WORK TO BE COMPLETED: Copy the lines from the start of the records below through the line containing "28.3, 29.1, 29.1, 29.2, 28.8, 28.3, 29.4]", both included, and leave out the pictures.

begin

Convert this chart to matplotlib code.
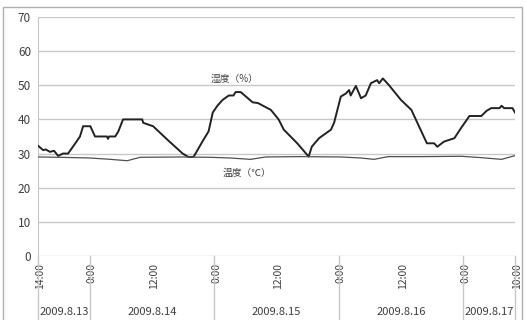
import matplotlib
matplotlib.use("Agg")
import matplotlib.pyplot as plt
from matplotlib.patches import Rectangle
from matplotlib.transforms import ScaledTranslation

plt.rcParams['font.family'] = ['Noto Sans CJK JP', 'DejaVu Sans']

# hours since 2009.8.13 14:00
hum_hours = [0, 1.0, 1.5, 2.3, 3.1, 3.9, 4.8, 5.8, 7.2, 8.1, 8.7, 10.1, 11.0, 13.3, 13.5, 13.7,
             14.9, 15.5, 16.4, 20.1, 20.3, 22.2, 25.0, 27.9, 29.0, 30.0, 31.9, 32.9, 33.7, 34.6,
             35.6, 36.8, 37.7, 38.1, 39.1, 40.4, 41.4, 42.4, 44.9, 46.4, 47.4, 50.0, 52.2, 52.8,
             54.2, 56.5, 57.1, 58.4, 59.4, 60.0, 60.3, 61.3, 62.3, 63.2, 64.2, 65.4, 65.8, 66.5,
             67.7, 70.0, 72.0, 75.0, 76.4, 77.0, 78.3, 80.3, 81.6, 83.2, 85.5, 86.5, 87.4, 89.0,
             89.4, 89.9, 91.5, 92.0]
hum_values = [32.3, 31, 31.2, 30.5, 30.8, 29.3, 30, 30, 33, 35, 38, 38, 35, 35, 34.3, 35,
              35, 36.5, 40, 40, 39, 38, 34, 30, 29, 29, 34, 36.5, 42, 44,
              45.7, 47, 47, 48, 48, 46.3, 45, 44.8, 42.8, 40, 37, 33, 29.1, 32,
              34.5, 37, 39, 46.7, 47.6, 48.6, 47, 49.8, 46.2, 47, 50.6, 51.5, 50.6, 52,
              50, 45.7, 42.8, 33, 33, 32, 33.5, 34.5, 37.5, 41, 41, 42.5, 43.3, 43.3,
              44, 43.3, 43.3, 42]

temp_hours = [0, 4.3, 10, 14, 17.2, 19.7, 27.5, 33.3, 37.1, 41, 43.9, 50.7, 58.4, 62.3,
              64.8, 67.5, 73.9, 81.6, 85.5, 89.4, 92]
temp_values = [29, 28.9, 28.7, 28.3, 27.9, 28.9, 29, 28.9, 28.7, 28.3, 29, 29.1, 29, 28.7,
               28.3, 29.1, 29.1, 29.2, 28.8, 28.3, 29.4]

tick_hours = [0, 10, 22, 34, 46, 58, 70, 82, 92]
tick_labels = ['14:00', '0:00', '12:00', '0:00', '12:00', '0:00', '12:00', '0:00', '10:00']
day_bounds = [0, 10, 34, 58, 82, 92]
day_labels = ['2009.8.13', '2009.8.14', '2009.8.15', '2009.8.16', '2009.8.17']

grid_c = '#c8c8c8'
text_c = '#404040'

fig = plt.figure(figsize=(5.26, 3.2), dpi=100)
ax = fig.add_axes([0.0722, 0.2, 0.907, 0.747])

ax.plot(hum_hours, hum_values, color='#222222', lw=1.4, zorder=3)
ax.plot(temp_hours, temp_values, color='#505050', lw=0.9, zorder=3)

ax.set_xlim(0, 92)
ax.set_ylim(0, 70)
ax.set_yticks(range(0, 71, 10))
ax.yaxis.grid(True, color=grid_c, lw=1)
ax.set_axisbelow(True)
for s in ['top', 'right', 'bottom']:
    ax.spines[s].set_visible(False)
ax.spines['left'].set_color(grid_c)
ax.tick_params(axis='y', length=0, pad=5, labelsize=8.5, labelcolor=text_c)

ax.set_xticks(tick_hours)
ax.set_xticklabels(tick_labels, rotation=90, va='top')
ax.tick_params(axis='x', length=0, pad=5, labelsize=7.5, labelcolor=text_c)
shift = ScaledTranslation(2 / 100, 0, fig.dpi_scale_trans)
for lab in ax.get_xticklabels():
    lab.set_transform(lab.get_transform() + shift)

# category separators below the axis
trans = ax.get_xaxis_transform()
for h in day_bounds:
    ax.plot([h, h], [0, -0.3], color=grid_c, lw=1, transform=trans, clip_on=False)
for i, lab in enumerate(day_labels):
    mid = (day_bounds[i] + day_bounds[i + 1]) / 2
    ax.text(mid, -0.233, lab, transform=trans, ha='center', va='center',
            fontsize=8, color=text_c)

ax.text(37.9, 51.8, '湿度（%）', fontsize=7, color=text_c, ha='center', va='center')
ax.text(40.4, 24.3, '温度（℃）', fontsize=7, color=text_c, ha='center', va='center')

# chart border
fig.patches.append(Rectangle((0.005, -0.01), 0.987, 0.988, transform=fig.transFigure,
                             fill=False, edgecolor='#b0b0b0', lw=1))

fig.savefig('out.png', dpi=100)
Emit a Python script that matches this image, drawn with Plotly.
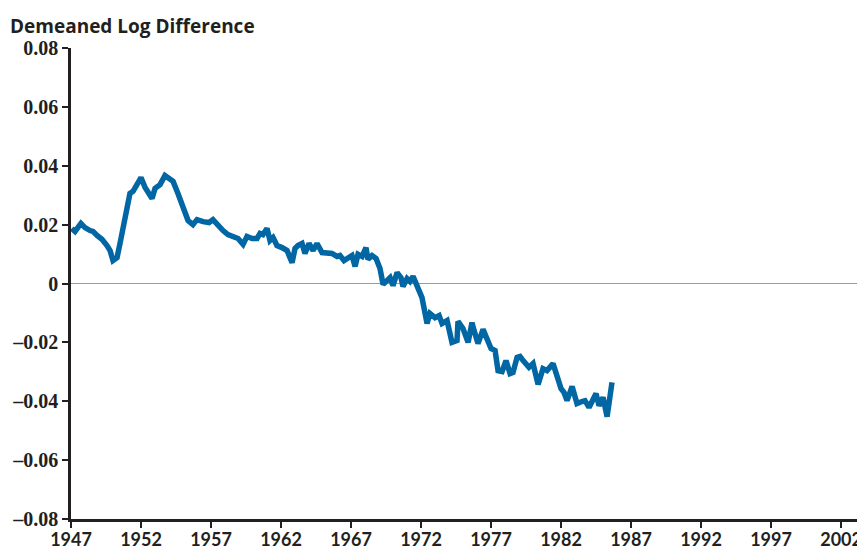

end

RESULT OF THIS TASK:
Convert this chart to matplotlib code.
import matplotlib
matplotlib.use("Agg")
import matplotlib.pyplot as plt
from matplotlib.patches import Rectangle
from matplotlib.transforms import ScaledTranslation

plt.rcParams['font.family'] = ['Noto Sans CJK JP', 'DejaVu Sans']

# hours since 2009.8.13 14:00
hum_hours = [0, 1.0, 1.5, 2.3, 3.1, 3.9, 4.8, 5.8, 7.2, 8.1, 8.7, 10.1, 11.0, 13.3, 13.5, 13.7,
             14.9, 15.5, 16.4, 20.1, 20.3, 22.2, 25.0, 27.9, 29.0, 30.0, 31.9, 32.9, 33.7, 34.6,
             35.6, 36.8, 37.7, 38.1, 39.1, 40.4, 41.4, 42.4, 44.9, 46.4, 47.4, 50.0, 52.2, 52.8,
             54.2, 56.5, 57.1, 58.4, 59.4, 60.0, 60.3, 61.3, 62.3, 63.2, 64.2, 65.4, 65.8, 66.5,
             67.7, 70.0, 72.0, 75.0, 76.4, 77.0, 78.3, 80.3, 81.6, 83.2, 85.5, 86.5, 87.4, 89.0,
             89.4, 89.9, 91.5, 92.0]
hum_values = [32.3, 31, 31.2, 30.5, 30.8, 29.3, 30, 30, 33, 35, 38, 38, 35, 35, 34.3, 35,
              35, 36.5, 40, 40, 39, 38, 34, 30, 29, 29, 34, 36.5, 42, 44,
              45.7, 47, 47, 48, 48, 46.3, 45, 44.8, 42.8, 40, 37, 33, 29.1, 32,
              34.5, 37, 39, 46.7, 47.6, 48.6, 47, 49.8, 46.2, 47, 50.6, 51.5, 50.6, 52,
              50, 45.7, 42.8, 33, 33, 32, 33.5, 34.5, 37.5, 41, 41, 42.5, 43.3, 43.3,
              44, 43.3, 43.3, 42]

temp_hours = [0, 4.3, 10, 14, 17.2, 19.7, 27.5, 33.3, 37.1, 41, 43.9, 50.7, 58.4, 62.3,
              64.8, 67.5, 73.9, 81.6, 85.5, 89.4, 92]
temp_values = [29, 28.9, 28.7, 28.3, 27.9, 28.9, 29, 28.9, 28.7, 28.3, 29, 29.1, 29, 28.7,
               28.3, 29.1, 29.1, 29.2, 28.8, 28.3, 29.4]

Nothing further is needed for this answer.